Goal.
Below is a listing to transcribe in full and exactly; keep the pictures out.

Provided data.
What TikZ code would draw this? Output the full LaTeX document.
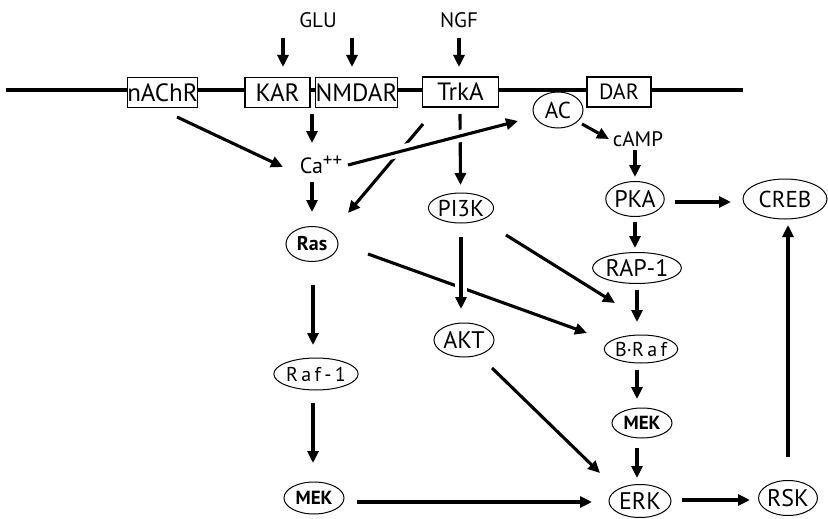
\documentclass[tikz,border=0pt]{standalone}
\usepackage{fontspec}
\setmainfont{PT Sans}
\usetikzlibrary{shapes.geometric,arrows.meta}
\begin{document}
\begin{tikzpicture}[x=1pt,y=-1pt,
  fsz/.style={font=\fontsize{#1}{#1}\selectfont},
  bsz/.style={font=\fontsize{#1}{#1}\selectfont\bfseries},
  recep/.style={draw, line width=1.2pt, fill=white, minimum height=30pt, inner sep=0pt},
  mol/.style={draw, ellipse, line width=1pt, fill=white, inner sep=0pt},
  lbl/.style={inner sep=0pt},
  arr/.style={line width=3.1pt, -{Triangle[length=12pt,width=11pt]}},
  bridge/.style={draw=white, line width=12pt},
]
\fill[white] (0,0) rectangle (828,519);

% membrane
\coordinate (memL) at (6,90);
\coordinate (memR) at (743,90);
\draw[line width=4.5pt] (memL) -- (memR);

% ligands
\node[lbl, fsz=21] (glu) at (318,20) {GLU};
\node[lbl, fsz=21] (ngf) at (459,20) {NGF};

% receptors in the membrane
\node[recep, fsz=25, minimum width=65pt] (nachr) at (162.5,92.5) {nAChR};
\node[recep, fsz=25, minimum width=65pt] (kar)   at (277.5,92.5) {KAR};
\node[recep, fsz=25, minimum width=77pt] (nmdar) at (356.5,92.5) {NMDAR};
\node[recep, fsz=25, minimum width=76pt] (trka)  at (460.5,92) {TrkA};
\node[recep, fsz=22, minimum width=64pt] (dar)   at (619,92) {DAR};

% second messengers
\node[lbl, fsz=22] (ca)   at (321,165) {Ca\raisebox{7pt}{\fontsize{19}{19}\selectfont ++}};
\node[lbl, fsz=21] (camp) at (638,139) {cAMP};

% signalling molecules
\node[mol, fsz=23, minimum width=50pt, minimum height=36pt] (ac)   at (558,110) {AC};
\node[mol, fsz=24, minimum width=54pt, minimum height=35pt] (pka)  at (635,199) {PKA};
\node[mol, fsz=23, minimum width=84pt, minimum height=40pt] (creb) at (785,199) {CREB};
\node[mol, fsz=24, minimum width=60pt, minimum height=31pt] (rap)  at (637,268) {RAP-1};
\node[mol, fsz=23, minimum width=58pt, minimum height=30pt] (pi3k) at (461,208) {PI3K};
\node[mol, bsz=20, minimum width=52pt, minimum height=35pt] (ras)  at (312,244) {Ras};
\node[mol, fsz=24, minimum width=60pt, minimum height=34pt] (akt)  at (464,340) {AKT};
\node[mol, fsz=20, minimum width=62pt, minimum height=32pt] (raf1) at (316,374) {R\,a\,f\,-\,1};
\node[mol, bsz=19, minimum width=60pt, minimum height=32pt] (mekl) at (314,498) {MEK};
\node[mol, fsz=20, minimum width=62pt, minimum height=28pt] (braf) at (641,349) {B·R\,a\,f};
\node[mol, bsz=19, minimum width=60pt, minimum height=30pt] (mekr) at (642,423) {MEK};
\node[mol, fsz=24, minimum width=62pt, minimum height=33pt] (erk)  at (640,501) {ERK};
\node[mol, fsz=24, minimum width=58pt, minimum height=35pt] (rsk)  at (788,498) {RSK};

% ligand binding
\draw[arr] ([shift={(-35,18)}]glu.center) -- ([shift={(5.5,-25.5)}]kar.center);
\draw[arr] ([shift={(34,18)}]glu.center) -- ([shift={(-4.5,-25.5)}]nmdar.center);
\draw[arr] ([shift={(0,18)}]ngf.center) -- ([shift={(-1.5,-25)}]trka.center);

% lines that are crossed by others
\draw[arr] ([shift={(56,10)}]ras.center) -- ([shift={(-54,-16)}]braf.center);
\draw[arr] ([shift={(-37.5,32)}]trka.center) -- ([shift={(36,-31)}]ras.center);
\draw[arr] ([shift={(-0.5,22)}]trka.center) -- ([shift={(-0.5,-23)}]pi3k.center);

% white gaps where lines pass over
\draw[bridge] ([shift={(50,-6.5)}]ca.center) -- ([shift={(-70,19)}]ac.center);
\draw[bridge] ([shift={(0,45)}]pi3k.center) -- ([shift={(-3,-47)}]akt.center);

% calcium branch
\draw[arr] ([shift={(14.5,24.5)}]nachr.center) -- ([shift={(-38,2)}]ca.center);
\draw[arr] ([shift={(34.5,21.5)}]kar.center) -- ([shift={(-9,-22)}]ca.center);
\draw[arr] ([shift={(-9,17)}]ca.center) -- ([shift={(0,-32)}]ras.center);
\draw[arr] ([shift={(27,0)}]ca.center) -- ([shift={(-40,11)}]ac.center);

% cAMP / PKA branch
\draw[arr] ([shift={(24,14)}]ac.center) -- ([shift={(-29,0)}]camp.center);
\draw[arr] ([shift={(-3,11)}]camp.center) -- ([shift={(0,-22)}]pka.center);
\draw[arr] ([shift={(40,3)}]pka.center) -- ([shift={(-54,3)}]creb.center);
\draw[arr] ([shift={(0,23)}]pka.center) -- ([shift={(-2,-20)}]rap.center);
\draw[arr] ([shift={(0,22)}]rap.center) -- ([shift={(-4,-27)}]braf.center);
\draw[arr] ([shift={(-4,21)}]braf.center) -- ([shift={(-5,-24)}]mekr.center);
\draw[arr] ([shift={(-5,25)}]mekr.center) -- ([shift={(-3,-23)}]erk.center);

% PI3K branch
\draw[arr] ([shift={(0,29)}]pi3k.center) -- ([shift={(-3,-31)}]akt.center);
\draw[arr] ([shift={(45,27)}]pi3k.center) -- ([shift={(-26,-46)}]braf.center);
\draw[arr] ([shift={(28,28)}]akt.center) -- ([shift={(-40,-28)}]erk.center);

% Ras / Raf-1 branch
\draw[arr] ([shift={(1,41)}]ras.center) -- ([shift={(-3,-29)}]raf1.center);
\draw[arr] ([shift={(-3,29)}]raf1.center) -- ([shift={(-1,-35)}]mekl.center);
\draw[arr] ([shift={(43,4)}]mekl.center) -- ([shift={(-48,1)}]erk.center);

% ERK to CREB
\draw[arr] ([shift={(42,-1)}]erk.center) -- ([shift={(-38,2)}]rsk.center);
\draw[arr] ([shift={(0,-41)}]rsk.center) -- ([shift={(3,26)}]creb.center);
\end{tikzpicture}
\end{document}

Complete response.
What TikZ code would draw this? Output the full LaTeX document.
\documentclass[tikz,border=0pt]{standalone}
\usepackage{fontspec}
\setmainfont{PT Sans}
\usetikzlibrary{shapes.geometric,arrows.meta}
\begin{document}
\begin{tikzpicture}[x=1pt,y=-1pt,
  fsz/.style={font=\fontsize{#1}{#1}\selectfont},
  bsz/.style={font=\fontsize{#1}{#1}\selectfont\bfseries},
  recep/.style={draw, line width=1.2pt, fill=white, minimum height=30pt, inner sep=0pt},
  mol/.style={draw, ellipse, line width=1pt, fill=white, inner sep=0pt},
  lbl/.style={inner sep=0pt},
  arr/.style={line width=3.1pt, -{Triangle[length=12pt,width=11pt]}},
  bridge/.style={draw=white, line width=12pt},
]
\fill[white] (0,0) rectangle (828,519);

% membrane
\coordinate (memL) at (6,90);
\coordinate (memR) at (743,90);
\draw[line width=4.5pt] (memL) -- (memR);

% ligands
\node[lbl, fsz=21] (glu) at (318,20) {GLU};
\node[lbl, fsz=21] (ngf) at (459,20) {NGF};

% receptors in the membrane
\node[recep, fsz=25, minimum width=65pt] (nachr) at (162.5,92.5) {nAChR};
\node[recep, fsz=25, minimum width=65pt] (kar)   at (277.5,92.5) {KAR};
\node[recep, fsz=25, minimum width=77pt] (nmdar) at (356.5,92.5) {NMDAR};
\node[recep, fsz=25, minimum width=76pt] (trka)  at (460.5,92) {TrkA};
\node[recep, fsz=22, minimum width=64pt] (dar)   at (619,92) {DAR};

% second messengers
\node[lbl, fsz=22] (ca)   at (321,165) {Ca\raisebox{7pt}{\fontsize{19}{19}\selectfont ++}};
\node[lbl, fsz=21] (camp) at (638,139) {cAMP};

% signalling molecules
\node[mol, fsz=23, minimum width=50pt, minimum height=36pt] (ac)   at (558,110) {AC};
\node[mol, fsz=24, minimum width=54pt, minimum height=35pt] (pka)  at (635,199) {PKA};
\node[mol, fsz=23, minimum width=84pt, minimum height=40pt] (creb) at (785,199) {CREB};
\node[mol, fsz=24, minimum width=60pt, minimum height=31pt] (rap)  at (637,268) {RAP-1};
\node[mol, fsz=23, minimum width=58pt, minimum height=30pt] (pi3k) at (461,208) {PI3K};
\node[mol, bsz=20, minimum width=52pt, minimum height=35pt] (ras)  at (312,244) {Ras};
\node[mol, fsz=24, minimum width=60pt, minimum height=34pt] (akt)  at (464,340) {AKT};
\node[mol, fsz=20, minimum width=62pt, minimum height=32pt] (raf1) at (316,374) {R\,a\,f\,-\,1};
\node[mol, bsz=19, minimum width=60pt, minimum height=32pt] (mekl) at (314,498) {MEK};
\node[mol, fsz=20, minimum width=62pt, minimum height=28pt] (braf) at (641,349) {B·R\,a\,f};
\node[mol, bsz=19, minimum width=60pt, minimum height=30pt] (mekr) at (642,423) {MEK};
\node[mol, fsz=24, minimum width=62pt, minimum height=33pt] (erk)  at (640,501) {ERK};
\node[mol, fsz=24, minimum width=58pt, minimum height=35pt] (rsk)  at (788,498) {RSK};

% ligand binding
\draw[arr] ([shift={(-35,18)}]glu.center) -- ([shift={(5.5,-25.5)}]kar.center);
\draw[arr] ([shift={(34,18)}]glu.center) -- ([shift={(-4.5,-25.5)}]nmdar.center);
\draw[arr] ([shift={(0,18)}]ngf.center) -- ([shift={(-1.5,-25)}]trka.center);

% lines that are crossed by others
\draw[arr] ([shift={(56,10)}]ras.center) -- ([shift={(-54,-16)}]braf.center);
\draw[arr] ([shift={(-37.5,32)}]trka.center) -- ([shift={(36,-31)}]ras.center);
\draw[arr] ([shift={(-0.5,22)}]trka.center) -- ([shift={(-0.5,-23)}]pi3k.center);

% white gaps where lines pass over
\draw[bridge] ([shift={(50,-6.5)}]ca.center) -- ([shift={(-70,19)}]ac.center);
\draw[bridge] ([shift={(0,45)}]pi3k.center) -- ([shift={(-3,-47)}]akt.center);

% calcium branch
\draw[arr] ([shift={(14.5,24.5)}]nachr.center) -- ([shift={(-38,2)}]ca.center);
\draw[arr] ([shift={(34.5,21.5)}]kar.center) -- ([shift={(-9,-22)}]ca.center);
\draw[arr] ([shift={(-9,17)}]ca.center) -- ([shift={(0,-32)}]ras.center);
\draw[arr] ([shift={(27,0)}]ca.center) -- ([shift={(-40,11)}]ac.center);

% cAMP / PKA branch
\draw[arr] ([shift={(24,14)}]ac.center) -- ([shift={(-29,0)}]camp.center);
\draw[arr] ([shift={(-3,11)}]camp.center) -- ([shift={(0,-22)}]pka.center);
\draw[arr] ([shift={(40,3)}]pka.center) -- ([shift={(-54,3)}]creb.center);
\draw[arr] ([shift={(0,23)}]pka.center) -- ([shift={(-2,-20)}]rap.center);
\draw[arr] ([shift={(0,22)}]rap.center) -- ([shift={(-4,-27)}]braf.center);
\draw[arr] ([shift={(-4,21)}]braf.center) -- ([shift={(-5,-24)}]mekr.center);
\draw[arr] ([shift={(-5,25)}]mekr.center) -- ([shift={(-3,-23)}]erk.center);

% PI3K branch
\draw[arr] ([shift={(0,29)}]pi3k.center) -- ([shift={(-3,-31)}]akt.center);
\draw[arr] ([shift={(45,27)}]pi3k.center) -- ([shift={(-26,-46)}]braf.center);
\draw[arr] ([shift={(28,28)}]akt.center) -- ([shift={(-40,-28)}]erk.center);

% Ras / Raf-1 branch
\draw[arr] ([shift={(1,41)}]ras.center) -- ([shift={(-3,-29)}]raf1.center);
\draw[arr] ([shift={(-3,29)}]raf1.center) -- ([shift={(-1,-35)}]mekl.center);
\draw[arr] ([shift={(43,4)}]mekl.center) -- ([shift={(-48,1)}]erk.center);

% ERK to CREB
\draw[arr] ([shift={(42,-1)}]erk.center) -- ([shift={(-38,2)}]rsk.center);
\draw[arr] ([shift={(0,-41)}]rsk.center) -- ([shift={(3,26)}]creb.center);
\end{tikzpicture}
\end{document}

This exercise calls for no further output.